The Ellen Eccles Theatre, a beautifully restored 1923 vaudeville house on Main Street, is the cultural anchor of downtown. The theater hosts touring productions, local performances, film screenings, and community events in an auditorium that retains its original ornate plasterwork, painted ceiling, and the intimate scale of a pre-cinema entertainment venue. Seeing a show in the Ellen Eccles is a reminder of what public entertainment felt like before multiplexes and streaming — a shared experience in a beautiful room, with the creaking seats and the faint smell of old velvet adding to the atmosphere.
The Utah Festival Opera and Musical Theatre, based in Logan, produces professional-quality productions every summer that draw audiences from across the region. The festival operates in the Ellen Eccles and other venues, and the combination of professional talent, intimate theater settings, and affordable ticket prices creates an arts experience that punches well above Logan's demographic weight.
The town's food scene reflects both its agricultural setting and its university population.
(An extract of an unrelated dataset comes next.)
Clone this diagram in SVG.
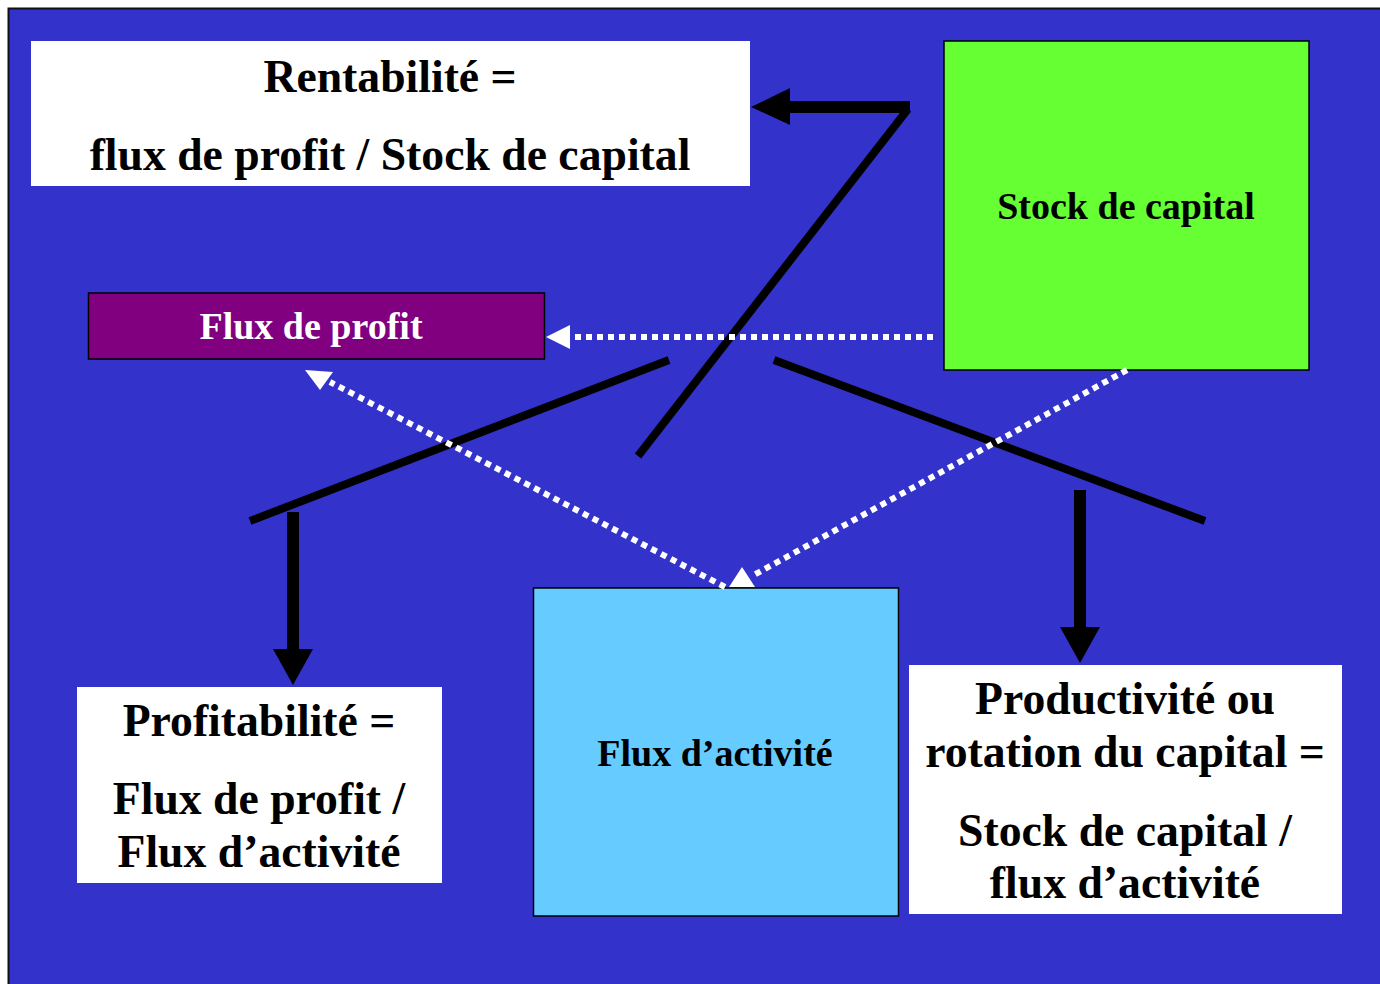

Farm-to-table restaurants draw on the Cache Valley's dairy, beef, and produce — the valley is one of Utah's most productive agricultural regions — while international cuisines brought by the university's diverse student body add variety that most towns this size cannot support. The Cache Valley Cheese factory, just south of town, produces cheese that is distributed nationally, and the dairy heritage of the valley is visible in the pastures and barns that line the highways approaching town.
Logan sits at the mouth of Logan Canyon, one of the most beautiful mountain drives in Utah, and at the western edge of a valley that stretches north to the Idaho border. The Wellsville Mountains rise to the west — the steepest range in North America for their height — and the Bear River Range rises to the east, with Logan Canyon cutting through it toward Bear Lake. The recreational opportunities surrounding the town are extensive and varied — skiing at Beaver Mountain, hiking in the canyon, climbing on the limestone walls, fishing in the Logan River, and mountain biking on a growing trail network that the university community has helped develop.
Logan is not a tourist town. It does not market itself aggressively, and it does not appear on most Utah itineraries. But for travelers heading to or from Bear Lake, or passing through northern Utah on their way to Yellowstone or the Tetons, Logan offers a quality stop — good food, genuine culture, beautiful surroundings, and the unhurried pace of a town that knows exactly what it is and does not feel the need to be anything else.